The Perfect Pit Stop

30 mins by car

The Jim Clark Motorsport Museum may be small in scale but is an incredible homage to this legend of motorsport. With immaculate interactive displays, an impressive trophy section, film footage and mini documentaries about the life of the man himself it’s a fascinating tribute to Scotland’s greatest race-car driver and a childhood hero of many. While the cars look positively flimsy by today’s modern standards, the museum itself is high quality and you’ll have a very warm welcome! With a very small entry fee that allows free return within a year of purchase, it won’t disappoint.


Coldstream Museum

15 mins by car

Famous for the Coldstream Guards, the oldest continuously serving regiment in the British Army, well known for its high-profile ceremonial duties, the town of Coldstream boasts a rich military history.

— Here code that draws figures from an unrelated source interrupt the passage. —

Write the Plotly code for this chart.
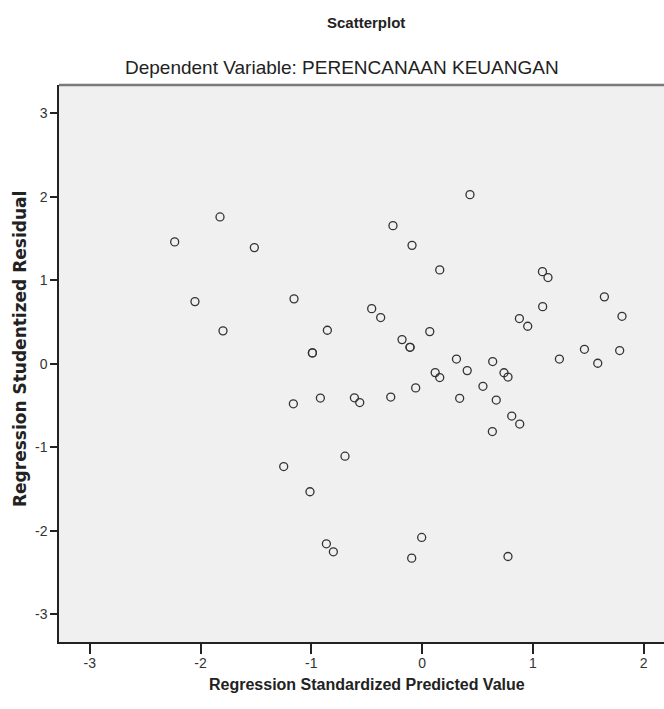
import plotly.graph_objects as go

# Regression Standardized Predicted Value (x) and Studentized Residual (y)
pred = [-2.233, -1.824, -1.514, -2.050, -1.797, -1.156, -0.855, -0.990, -0.990,
        -0.263, -0.455, -0.374, -0.181, -0.109, -0.109, -1.162, -0.918, -0.611,
        -0.563, -0.283, 0.432, -0.091, 0.159, 1.086, 1.136, 1.645, 1.088, 1.804,
        0.878, 0.953, 0.069, 1.465, 1.783, 1.239, 1.585, 0.310, 0.637, 0.118,
        0.159, 0.407, 0.739, 0.775, 0.549, -0.058, 0.339, 0.669, 0.809, 0.881,
        0.634, -0.696, -1.249, -1.012, -0.864, -0.801, -0.004, -0.094, 0.775]
resid = [1.461, 1.760, 1.393, 0.746, 0.396, 0.779, 0.403, 0.132, 0.132,
         1.656, 0.662, 0.555, 0.291, 0.199, 0.199, -0.478, -0.409, -0.406,
         -0.463, -0.397, 2.027, 1.420, 1.126, 1.105, 1.034, 0.803, 0.686, 0.570,
         0.543, 0.451, 0.387, 0.175, 0.160, 0.058, 0.008, 0.058, 0.028, -0.104,
         -0.163, -0.080, -0.106, -0.157, -0.268, -0.287, -0.412, -0.433, -0.624, -0.720,
         -0.810, -1.105, -1.229, -1.531, -2.154, -2.250, -2.078, -2.326, -2.306]

tick_vals = [-3, -2, -1, 0, 1, 2, 3]
tick_text = ["-3", "-2", "-1", "0", "1", "2", "3"]

title_main = "Scatterplot"
title_sub = "Dependent Variable: PERENCANAAN KEUANGAN"
x_title = "Regression Standardized Predicted Value"
y_title = "Regression Studentized Residual"

FONT = "Liberation Sans Narrow, Arial Narrow, Liberation Sans, Arial, sans-serif"

W, H = 664, 709
ML, MR, MT, MB = 59, 0, 85, 67
PW, PH = W - ML - MR, H - MT - MB


def px(x):
    return (x - ML) / PW


def py(y):
    return (H - y - MB) / PH


fig = go.Figure()
fig.add_trace(go.Scatter(
    x=pred, y=resid, mode="markers",
    marker=dict(symbol="circle-open", size=8, color="#333333",
                line=dict(width=1.3, color="#333333")),
    showlegend=False, hoverinfo="skip",
))

axis_common = dict(tickvals=tick_vals, ticktext=tick_text,
                   showgrid=False, zeroline=False, showline=True, linecolor="#222222",
                   linewidth=1.5, ticks="outside", tickwidth=1.5, tickcolor="#222222",
                   tickfont=dict(family=FONT, size=14, color="#333333"))

fig.update_layout(
    width=W, height=H,
    margin=dict(l=ML, r=MR, t=MT, b=MB),
    paper_bgcolor="white",
    plot_bgcolor="#f0f0f0",
    font=dict(family=FONT, size=14, color="#222222"),
    xaxis=dict(range=[-3.277, 2.183], ticklen=10, ticklabelstandoff=-3, **axis_common),
    yaxis=dict(range=[-3.33, 3.34], ticklen=7, **axis_common),
    shapes=[dict(type="line", xref="paper", yref="paper", x0=0, x1=1, y0=1, y1=1,
                 line=dict(color="#7a7a7a", width=2.5))],
    annotations=[
        dict(text="<b>" + title_main + "</b>", xref="paper", yref="paper",
             x=px(366), y=py(22), xanchor="center", yanchor="middle",
             showarrow=False, font=dict(family=FONT, size=15, color="#222222")),
        dict(text=title_sub, xref="paper", yref="paper",
             x=px(342), y=py(67), xanchor="center", yanchor="middle",
             showarrow=False, font=dict(family=FONT, size=19, color="#222222")),
        dict(text="<b>" + x_title + "</b>", xref="paper", yref="paper",
             x=px(367), y=py(684), xanchor="center", yanchor="middle",
             showarrow=False, font=dict(family=FONT, size=16, color="#222222")),
        dict(text="<b>" + y_title + "</b>", xref="paper", yref="paper",
             x=px(20), y=py(349), xanchor="center", yanchor="middle",
             textangle=-90, showarrow=False,
             font=dict(family="DejaVu Sans", size=17, color="#222222")),
    ],
)

fig.write_html("out.html", config={"displayModeBar": False},
               post_script="document.body.style.margin='0';document.body.style.padding='0';")
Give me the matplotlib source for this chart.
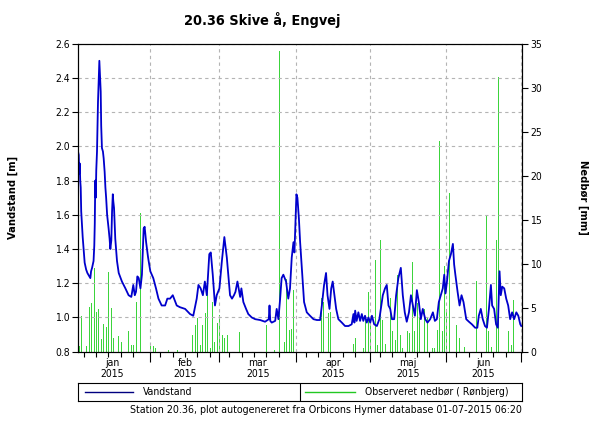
import numpy as np
import pandas as pd
import matplotlib
matplotlib.use('Agg')
import matplotlib.pyplot as plt
import matplotlib.dates as mdates

base = pd.Timestamp('2015-01-01')

# vandstand, tid i dage efter 1. jan 2015
level_day = [1.7, 2.0, 2.2, 2.4, 2.6, 2.8, 3.0, 3.3, 3.6, 4.4, 5.0, 5.5, 6.3, 6.7, 7.0, 7.4,
             8.0, 8.3, 8.5, 8.7, 8.9, 9.1, 9.4, 9.8, 10.1, 10.35, 10.6, 10.9, 11.1, 11.4,
             11.8, 12.1, 12.5, 12.8, 13.1, 13.5, 14.1, 14.5, 14.8, 15.2, 15.5, 15.8, 16.0,
             16.3, 16.8, 17.5, 18.2, 19.5, 20.9, 22.2, 23.3, 24.1, 24.7, 25.2, 25.75, 26.3,
             27.0, 27.6, 28.3, 28.7, 29.3, 30.1, 31.0, 32.2, 33.3, 34.3, 35.6, 37.0, 37.9,
             39.0, 40.1, 40.9, 41.7, 43.0, 45.1, 47.1, 48.4, 49.8, 50.5, 51.4, 52.3, 53.1,
             53.9, 54.9, 55.5, 56.3, 57.2, 57.9, 59.0, 60.0, 61.0, 62.0, 62.6, 63.3, 64.1,
             64.9, 65.5, 66.3, 66.8, 67.4, 67.9, 68.7, 69.8, 70.7, 72.1, 73.5, 75.5, 77.5,
             79.0, 79.3, 79.6, 80.2, 81.6, 82.2, 82.9, 83.6, 84.2, 84.9, 86.0, 86.9, 87.6,
             88.3, 89.0, 89.4, 89.8, 90.2, 90.6, 91.2, 91.7, 92.4, 93.3, 94.4, 95.7, 97.1,
             98.5, 99.8, 100.5, 101.4, 102.2, 102.8, 103.6, 104.3, 104.9, 105.6, 106.3,
             107.2, 108.6, 109.9, 111.3, 112.6, 113.3, 113.7, 114.0, 114.6, 115.3, 116.0,
             116.7, 117.3, 118.0, 118.7, 119.4, 120.1, 120.8, 121.7, 122.8, 123.8, 124.4,
             125.2, 126.1, 126.8, 127.5, 128.2, 128.9, 129.8, 130.6, 131.5, 132.5, 133.3,
             134.1, 134.9, 135.8, 136.6, 137.4, 138.2, 139.0, 139.8, 140.6, 141.4, 142.4,
             143.3, 144.4, 145.5, 146.3, 147.1, 147.9, 148.7, 149.5, 150.1, 150.6, 151.2,
             152.0, 152.8, 153.6, 154.1, 154.6, 155.5, 156.3, 157.1, 157.9, 159.0, 160.1,
             161.3, 162.6, 163.5, 164.1, 164.9, 165.7, 166.6, 167.4, 168.2, 169.0, 169.5,
             170.3, 171.1, 171.8, 172.5, 173.0, 173.6, 174.4, 175.2, 176.0, 176.8, 177.6,
             178.4, 179.3, 180.1, 180.9, 181.3]
level_m = [1.97, 1.95, 1.84, 1.90, 1.80, 1.76, 1.62, 1.55, 1.47, 1.32, 1.28, 1.26, 1.24, 1.23, 1.27, 1.29,
           1.33, 1.42, 1.55, 1.80, 1.70, 1.86, 1.97, 2.26, 2.40, 2.50, 2.42, 2.32, 2.12, 1.99,
           1.97, 1.93, 1.85, 1.76, 1.70, 1.60, 1.52, 1.46, 1.40, 1.45, 1.62, 1.72, 1.68,
           1.64, 1.46, 1.33, 1.26, 1.21, 1.17, 1.13, 1.12, 1.19, 1.13, 1.15, 1.24, 1.23,
           1.17, 1.25, 1.52, 1.53, 1.44, 1.35, 1.27, 1.23, 1.17, 1.11, 1.07, 1.07, 1.11,
           1.11, 1.13, 1.10, 1.07, 1.06, 1.05, 1.02, 1.01, 1.11, 1.19, 1.17, 1.13, 1.21,
           1.13, 1.37, 1.38, 1.25, 1.07, 1.13, 1.17, 1.33, 1.47, 1.35, 1.25, 1.13, 1.11,
           1.13, 1.15, 1.21, 1.17, 1.12, 1.17, 1.09, 1.05, 1.02, 1.00, 0.99, 0.985, 0.975,
           0.99, 1.07, 0.98, 0.97, 0.98, 1.05, 0.99, 1.11, 1.23, 1.25, 1.21, 1.11, 1.17,
           1.35, 1.44, 1.38, 1.56, 1.72, 1.70, 1.58, 1.44, 1.29, 1.09, 1.03, 1.01, 0.99,
           0.985, 0.985, 1.07, 1.19, 1.26, 1.13, 1.05, 1.17, 1.21, 1.13, 1.05,
           0.99, 0.97, 0.95, 0.95, 0.96, 1.02, 0.97, 1.04, 0.98, 1.03, 0.98,
           1.02, 0.98, 1.01, 0.97, 1.00, 0.97, 1.01, 0.96, 0.95, 0.99, 1.05,
           1.13, 1.17, 1.19, 1.07, 1.05, 0.99, 0.99, 1.13, 1.23, 1.29, 1.13,
           1.03, 0.975, 1.03, 1.13, 1.07, 1.01, 1.16, 1.09, 0.99, 1.05, 0.99,
           0.97, 0.99, 1.03, 0.98, 0.99, 1.09, 1.13, 1.17, 1.25, 1.14, 1.21,
           1.33, 1.37, 1.43, 1.31, 1.25, 1.15, 1.07, 1.13, 1.09, 0.99, 0.975,
           0.96, 0.94, 0.94, 1.01, 1.05, 0.99, 0.95, 0.94, 1.05, 1.19, 1.07,
           1.05, 0.96, 0.94, 1.27, 1.13, 1.18, 1.17, 1.11, 1.07, 0.99, 1.03,
           0.99, 1.03, 1.01, 0.96, 0.95]

# nedbør pr. døgn
rain_day = [2, 3, 5, 6, 7, 8, 9, 10, 11, 12, 13, 14, 15, 16, 18, 19, 22, 23, 24, 25, 27,
            31, 32, 33, 38, 42, 48, 49, 50, 51, 52, 53, 54, 55, 56, 57, 58, 59, 60, 61, 62,
            67, 78, 81, 83, 85, 86, 87, 88, 89, 100, 101, 103, 104, 113, 114, 117, 118,
            119, 120, 122, 123, 124, 125, 126, 128, 129, 130, 131, 132, 133, 135, 136,
            137, 138, 139, 140, 142, 143, 145, 146, 147, 148, 149, 150, 151, 152, 155,
            156, 158, 163, 167, 168, 169, 171, 172, 176, 177, 178]
rain_mm = [0.7, 4.1, 0.6, 5.1, 5.5, 9.5, 4.5, 4.9, 1.4, 3.1, 2.8, 9.0, 5.0, 1.6, 1.8, 1.1, 2.4, 0.8, 0.8, 5.6, 15.8,
           0.6, 0.6, 0.4, 0.2, 0.2, 1.9, 3.0, 3.8, 0.8, 3.0, 4.4, 8.5, 0.4, 5.6, 1.1, 3.3, 4.2, 1.9, 1.5, 1.9,
           2.2, 3.0, 0.2, 34.2, 1.1, 8.3, 2.5, 2.6, 7.0, 6.1, 5.7, 4.4, 4.5, 0.9, 1.5, 0.4, 3.8,
           6.8, 3.0, 10.4, 0.8, 12.7, 3.6, 0.9, 6.1, 2.3, 1.3, 8.7, 1.9, 0.4, 2.3, 2.1,
           10.2, 2.3, 5.5, 3.8, 4.9, 3.8, 0.4, 0.4, 2.5, 23.9, 2.3, 9.7, 4.9, 18.0, 3.0,
           1.5, 0.5, 8.0, 15.5, 2.3, 0.5, 12.7, 31.2, 2.3, 0.8, 5.9]

months = ['jan', 'feb', 'mar', 'apr', 'maj', 'jun']
year = '2015'

plt.rcParams['font.family'] = 'DejaVu Sans'
plt.rcParams['font.stretch'] = 'condensed'

blue = '#0000cc'
green = '#3cd43c'
grid_c = '#b4b4b4'

fig = plt.figure(figsize=(6, 4.25), dpi=100)
ax = fig.add_axes([0.13, 0.1725, 0.74, 0.7247])
ax2 = ax.twinx()
ax.set_zorder(ax2.get_zorder() + 1)
ax.patch.set_visible(False)

t_level = base + pd.to_timedelta(level_day, unit='D')
t_rain = base + pd.to_timedelta(rain_day, unit='D')

ax2.vlines(t_rain, 0, rain_mm, color=green, lw=0.72, antialiased=False)
ax.plot(t_level, level_m, color=blue, lw=1.3)

ax.set_xlim(base + pd.Timedelta(days=1.7), base + pd.Timedelta(days=181.6))
ax.set_ylim(0.8, 2.6)
ax.set_yticks(np.arange(0.8, 2.61, 0.2))
ax.yaxis.set_major_formatter(plt.FormatStrFormatter('%.1f'))
ax2.set_ylim(0, 35)
ax2.set_yticks(range(0, 36, 5))

ax.xaxis.set_major_locator(mdates.MonthLocator())
ax.xaxis.set_minor_locator(mdates.DayLocator(bymonthday=[5, 10, 15, 20, 25]))
ax.xaxis.set_major_formatter(plt.NullFormatter())

ax.grid(True, which='major', color=grid_c, linestyle=(0, (3, 3)), lw=0.8)

ax.tick_params(axis='y', direction='out', length=4, width=0.8, labelsize=7.5, pad=2)
ax2.tick_params(axis='y', direction='out', length=4, width=0.8, labelsize=7.5, pad=2)
ax.tick_params(axis='x', which='major', direction='out', length=7, width=0.8)
ax.tick_params(axis='x', which='minor', direction='out', length=3.5, width=0.8)

for m, name in enumerate(months):
    start = pd.Timestamp(2015, m + 1, 1)
    mid = start + pd.Timedelta(days=start.days_in_month / 2)
    ax.text(mdates.date2num(mid), -0.022, name + '\n' + year, transform=ax.get_xaxis_transform(),
            ha='center', va='top', fontsize=7.5, linespacing=1.05)

ax.set_ylabel('Vandstand [m]', fontsize=8, fontweight='bold')
ax.yaxis.set_label_coords(-0.135, 0.5)
ax2.set_ylabel('Nedbør [mm]', fontsize=8, fontweight='bold', rotation=270)
ax2.yaxis.set_label_coords(1.15, 0.5)

fig.text(262 / 600, 1 - 20 / 425, '20.36 Skive å, Engvej', ha='center', va='center',
         fontsize=10.4, fontweight='bold')

# legend box
lg = fig.add_axes([0.13, 1 - 401 / 425, 0.74, 18 / 425])
lg.set_xlim(0, 1)
lg.set_ylim(0, 1)
lg.set_xticks([])
lg.set_yticks([])
lg.plot([0.5, 0.5], [0, 1], color='black', lw=0.8)
lg.plot([0.016, 0.124], [0.5, 0.5], color='#000080', lw=1)
lg.text(0.146, 0.5, 'Vandstand', va='center', fontsize=7.5)
lg.plot([0.511, 0.624], [0.5, 0.5], color='#22c822', lw=1)
lg.text(0.646, 0.5, 'Observeret nedbør ( Rønbjerg)', va='center', fontsize=7.5, clip_on=True)

fig.text(522 / 600, 1 - 410 / 425,
         'Station 20.36, plot autogenereret fra Orbicons Hymer database 01-07-2015 06:20',
         ha='right', va='center', fontsize=7.7)

fig.savefig('out.png', dpi=100)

The museum, adjacent to their historical headquarters in the Market Square, is certainly worthy of a visit with permanent displays featuring artefacts on loan from the Coldstream Guards and accounts of the regiment from the 17th century to the present day as well as information about the town. Alongside the museum you’ll also find local arts and crafts, the obligatory shop and a café. Free entry and plenty of parking.


Floors Castle

5 mins by car

Built for the 1st Duke of Roxburghe in 1721, and today the ancestral home to the 11th Duke of Roxburghe and his family, this is Scotland’s largest inhabited castle. And the chances are high that you’ll spot it from your bedroom window when you stay at Ednam House. Visit to see the impressive collection of fine art, porcelain, newly restored tapestries and grand rooms. With a variety of woodland and riverside walks, acres of gardens, a well-stocked delicatessen and gift shop there’s something for everyone at Floors Castle.


Holy Island

50 mins by car

Just a few miles off the Northumberland coast, Lindisfarne Island is a must-see destination. Although cut off twice a day from the rest of the world by fast-moving tides, you can drive, walk or cycle over the dramatic causeway to Holy Island (after checking the safe crossing times). The epicentre of Christianity in Anglo Saxon times, the Lindisfarne Priory is one of the region’s most revered treasures and the island remains a place of pilgrimage today. Although dogs aren’t allowed in the 16th century Lindisfarne Castle itself, staff will watch them while you browse the rooms and artefacts. You can walk all the way around the castle, spend time in the Lindisfarne Museum and potter around the pretty village. The Lindisfarne Nature Reserve is home to rare plants and an exciting array of wildlife. You’ll often see seals hauled up on the sand as well as puffins and dolphins.